Glens Falls family law attorney William Nealon said that he infrequently has to do prenups, but when he does the most common items discussed are pensions and equities.
“It’s really a way that a party can assure himself or herself that previously acquired assets can go where they might want them to go in the event that a relationship falters,” Nealon said.
The thought never occurred to Duquette when she was living with her husband before marriage, but she said she would not discuss it if she had to do it over again.
“I knew that once I got married I wanted to stay married,” she said. “We don’t have a lot of property or a lot of belongings, so there wouldn’t be a lot to divvy up.”

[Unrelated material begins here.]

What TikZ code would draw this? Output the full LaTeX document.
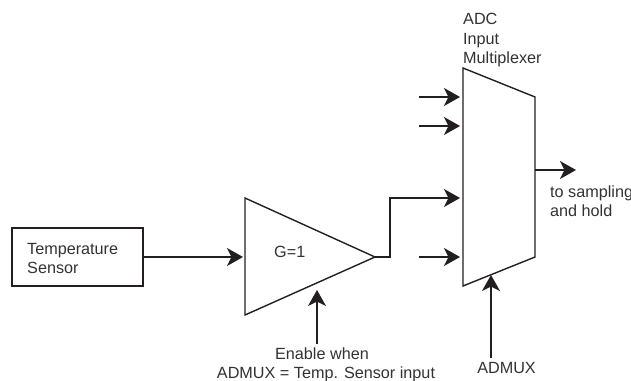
\documentclass[tikz,border=0pt]{standalone}
\usepackage{fontspec}
\setmainfont{Liberation Sans}
\usetikzlibrary{arrows.meta}
\definecolor{ink}{HTML}{231F20}
\definecolor{txt}{HTML}{333132}
\tikzset{
  shapeline/.style={draw=ink,line width=1.4pt,line join=miter},
  wire/.style={draw=ink,line width=1.4pt,-{Stealth[length=16pt,width=18pt,inset=4.5pt]}},
  plainlabel/.style={inner sep=0pt,anchor=base west,text=txt,font=\fontsize{16.2}{19}\selectfont},
  midlabel/.style={inner sep=0pt,anchor=base,text=txt,font=\fontsize{16.2}{19}\selectfont},
}
\begin{document}
\begin{tikzpicture}[x=1pt,y=-1pt]
\useasboundingbox (0,0) rectangle (631,380);
% Sensor block
\node[shapeline,inner sep=0pt,minimum width=131pt,minimum height=58pt,anchor=center] (sensor) at (77.5,257) {};
\node[plainlabel] (senstop) at (27,254) {Temperature};
\node[plainlabel] (sensbot) at (27,273) {Sensor};
% Amplifier
\coordinate (ampa) at (245,198);
\coordinate (ampb) at (245,315);
\coordinate (ampout) at (375,257);
\coordinate (ampin) at (243,257);
\coordinate (ampen) at (317,290);
\draw[shapeline] (ampa) -- (ampout) -- (ampb) -- cycle;
\node[plainlabel] (gain) at (274,257) {G=1};
% Multiplexer
\coordinate (muxa) at (463,68);
\coordinate (muxb) at (535,97);
\coordinate (muxc) at (535,257);
\coordinate (muxd) at (463,286);
\draw[shapeline] (muxa) -- (muxb) -- (muxc) -- (muxd) -- cycle;
% Mux input arrows
\coordinate (ina) at (419,97);   \coordinate (ina2) at (460,97);
\coordinate (inb) at (419,126);  \coordinate (inb2) at (460,126);
\coordinate (inc2) at (460,198);
\coordinate (ind) at (419,257);  \coordinate (ind2) at (460,257);
\coordinate (bend1) at (390,257);
\coordinate (bend2) at (390,198);
\draw[wire] (ina) -- (ina2);
\draw[wire] (inb) -- (inb2);
\draw[wire] (ind) -- (ind2);
\draw[wire] (ampout) -- (bend1) -- (bend2) -- (inc2);
\draw[wire] (sensor.east) -- (ampin);
% Output
\coordinate (outa) at (535,170);
\coordinate (outb) at (576,170);
\draw[wire] (outa) -- (outb);
% Labels
\node[plainlabel] (adc) at (463,24) {ADC};
\node[plainlabel] (inp) at (463,44) {Input};
\node[plainlabel] (mult) at (463,63) {Multiplexer};
\node[plainlabel] (samp) at (550,197) {to sampling};
\node[plainlabel] (hold) at (550,216) {and hold};
\node[midlabel] (en) at (322,359) {Enable when};
\node[midlabel] (ensrc) at (326,378) {ADMUX = Temp. Sensor input};
\node[midlabel] (admux) at (506.5,373) {ADMUX};
% Control arrows
\coordinate (enfoot) at (317,344);
\coordinate (muxfoot) at (491,358);
\coordinate (muxsel) at (491,275);
\draw[wire] (enfoot) -- (ampen);
\draw[wire] (muxfoot) -- (muxsel);
\end{tikzpicture}
\end{document}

After 25 years of marriage this August, she said she believes the choice she made is right and discussing a prenup is unromantic. But if “knock on wood” something did happen and she and her hubby would split, Duquette does not imagine that deciding who gets what would be an issue between them.

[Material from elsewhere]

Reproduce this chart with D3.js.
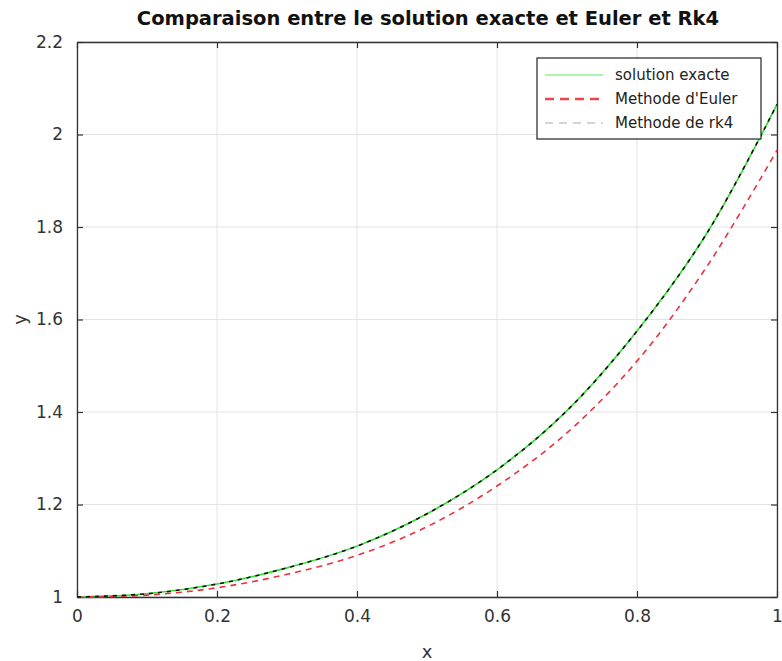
<!DOCTYPE html>
<html>
<head>
<meta charset="utf-8">
<script src="https://cdn.jsdelivr.net/npm/d3@7"></script>
<style>
  body { margin: 0; background: #fff; }
  text { font-family: "DejaVu Sans", sans-serif; }
</style>
</head>
<body>
<script>
// values
var xs       = [0, 0.1, 0.2, 0.3, 0.4, 0.5, 0.6, 0.7, 0.8, 0.9, 1.0];
var exacte   = [1.000, 1.007, 1.028, 1.063, 1.110, 1.180, 1.275, 1.403, 1.575, 1.787, 2.065];
var euler    = [1.000, 1.004, 1.020, 1.049, 1.090, 1.152, 1.240, 1.355, 1.510, 1.715, 1.966];
var rk4      = [1.000, 1.007, 1.028, 1.063, 1.110, 1.180, 1.275, 1.403, 1.575, 1.787, 2.065];
var xTicks   = [0, 0.2, 0.4, 0.6, 0.8, 1];
var yTicks   = [1, 1.2, 1.4, 1.6, 1.8, 2, 2.2];
var legendLabels = ["solution exacte", "Methode d'Euler", "Methode de rk4"];

var width = 782, height = 661;
var margin = {top: 42, right: 5, bottom: 64, left: 77};
var w = width - margin.left - margin.right;
var h = height - margin.top - margin.bottom;

var svg = d3.select("body").append("svg")
  .attr("width", width)
  .attr("height", height);

var g = svg.append("g")
  .attr("transform", "translate(" + margin.left + "," + margin.top + ")");

var x = d3.scaleLinear().domain([0, 1]).range([0, w]);
var y = d3.scaleLinear().domain([1, 2.2]).range([h, 0]);

// grid
g.selectAll(".gx").data(xTicks).enter().append("line")
  .attr("x1", d => x(d)).attr("x2", d => x(d))
  .attr("y1", 0).attr("y2", h)
  .attr("stroke", "#e3e3e3").attr("stroke-width", 1);
g.selectAll(".gy").data(yTicks).enter().append("line")
  .attr("y1", d => y(d)).attr("y2", d => y(d))
  .attr("x1", 0).attr("x2", w)
  .attr("stroke", "#e3e3e3").attr("stroke-width", 1);

// axes (ticks inside, box all round)
var xAxis = g.append("g").attr("transform", "translate(0," + h + ")")
  .call(d3.axisBottom(x).tickValues(xTicks).tickSizeInner(-6).tickSizeOuter(0).tickPadding(13)
    .tickFormat(d3.format("")));
var xTop = g.append("g")
  .call(d3.axisTop(x).tickValues(xTicks).tickSizeInner(-6).tickSizeOuter(0).tickFormat(""));
var yAxis = g.append("g")
  .call(d3.axisLeft(y).tickValues(yTicks).tickSizeInner(-6).tickSizeOuter(0).tickPadding(14)
    .tickFormat(d3.format("")));
var yRight = g.append("g").attr("transform", "translate(" + w + ",0)")
  .call(d3.axisRight(y).tickValues(yTicks).tickSizeInner(-6).tickSizeOuter(0).tickFormat(""));

[xAxis, xTop, yAxis, yRight].forEach(function(a) {
  a.select(".domain").attr("stroke", "#333").attr("stroke-width", 1.3);
  a.selectAll(".tick line").attr("stroke", "#333").attr("stroke-width", 1.2);
  a.selectAll(".tick text").attr("fill", "#333")
    .style("font-family", "'DejaVu Sans', sans-serif").style("font-size", "17px");
});

// curves
var pts = function(vals) { return xs.map(function(d, i) { return [d, vals[i]]; }); };
var line = d3.line().x(d => x(d[0])).y(d => y(d[1])).curve(d3.curveCatmullRom);

g.append("path").datum(pts(exacte))
  .attr("d", line).attr("fill", "none")
  .attr("stroke", "#2ee02e").attr("stroke-width", 1.6);
g.append("path").datum(pts(euler))
  .attr("d", line).attr("fill", "none")
  .attr("stroke", "#e8333f").attr("stroke-width", 1.6)
  .attr("stroke-dasharray", "6,5");
g.append("path").datum(pts(rk4))
  .attr("d", line).attr("fill", "none")
  .attr("stroke", "#111").attr("stroke-width", 1.6)
  .attr("stroke-dasharray", "4,5");

// title and labels
svg.append("text")
  .attr("x", margin.left + w / 2 + 1).attr("y", 25)
  .attr("text-anchor", "middle")
  .style("font-size", "19.5px").style("font-weight", "bold").attr("fill", "#111")
  .text("Comparaison entre le solution exacte et Euler et Rk4");
svg.append("text")
  .attr("x", margin.left + w / 2).attr("y", 658)
  .attr("text-anchor", "middle").style("font-size", "18px").attr("fill", "#333")
  .text("x");
svg.append("text")
  .attr("transform", "translate(26," + (margin.top + h / 2) + ") rotate(-90)")
  .attr("text-anchor", "middle").style("font-size", "18px").attr("fill", "#333")
  .text("y");

// legend
var leg = svg.append("g").attr("transform", "translate(537,58)");
leg.append("rect").attr("width", 224).attr("height", 81)
  .attr("fill", "#fff").attr("stroke", "#222").attr("stroke-width", 1.2);
var legStyle = [
  {stroke: "#5ee85e", width: 1.2, dash: null},
  {stroke: "#f0444c", width: 2.4, dash: "9,6"},
  {stroke: "#aaa", width: 1.2, dash: "8,6"}
];
legendLabels.forEach(function(lbl, i) {
  var yy = 17 + i * 24;
  leg.append("line").attr("x1", 8).attr("x2", 66).attr("y1", yy).attr("y2", yy)
    .attr("stroke", legStyle[i].stroke).attr("stroke-width", legStyle[i].width)
    .attr("stroke-dasharray", legStyle[i].dash);
  leg.append("text").attr("x", 78).attr("y", yy + 5)
    .style("font-size", "15px").attr("fill", "#222").text(lbl);
});
</script>
</body>
</html>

The US Census Bureau reported that the number of unmarried couples who are living together went up 88 percent between 1990 and 2007. The New York Post report attributes the prenup trend due to this.
Matthew Hewson and Hillary Sponable, both 20, fall into the category of an unmarried couple getting the agreement. They are not engaged but consider marriage a possibility.
Hewson promised his grandmother he would never sell or lose the 200 acres of land in Beekman Town she left him, something he wants to protect no matter how much he trusts his girlfriend.
Sponable said she has no interest in his “swamp.”
“The prenuptial agreement isn’t for her, I trust her. It’s for the lawyer that she’ll hire (in case of a divorce) to make the settlement because he’ll naturally point to the land to make the settlement for the money that we need,” Hewson said. “I don’t trust lawyers.”
The land in question is no joke according to Sponable, who said her boyfriend loves the land so much he told her that when he found people growing illegal narcotics on it he shot one in the leg.
“Well, I didn’t necessarily shoot anyone,” he said with a laugh. “I might have joked that I shot somebody but I didn’t shoot anybody. But it’s a much better story to tell your girlfriend when you’re first dating her that you blew someone apart, but in reality it didn’t happen.”
Hewson stands by the notion that “love and business don’t mix” and that getting the agreement is not unromantic but something important for couples to do as preparation. If the two have children, he doesn’t believe visitation would be an issue in the case of a divorce because both of them would be connected to their offspring.
Sheryl Maxwell, a Plattsburgh divorce and family law attorney, said that for married couples, children come first when discussing separation settlements often involving living arrangements and child support.
“(Prenuptial agreements) don’t leave room for any nasty surprises,” Hewson said.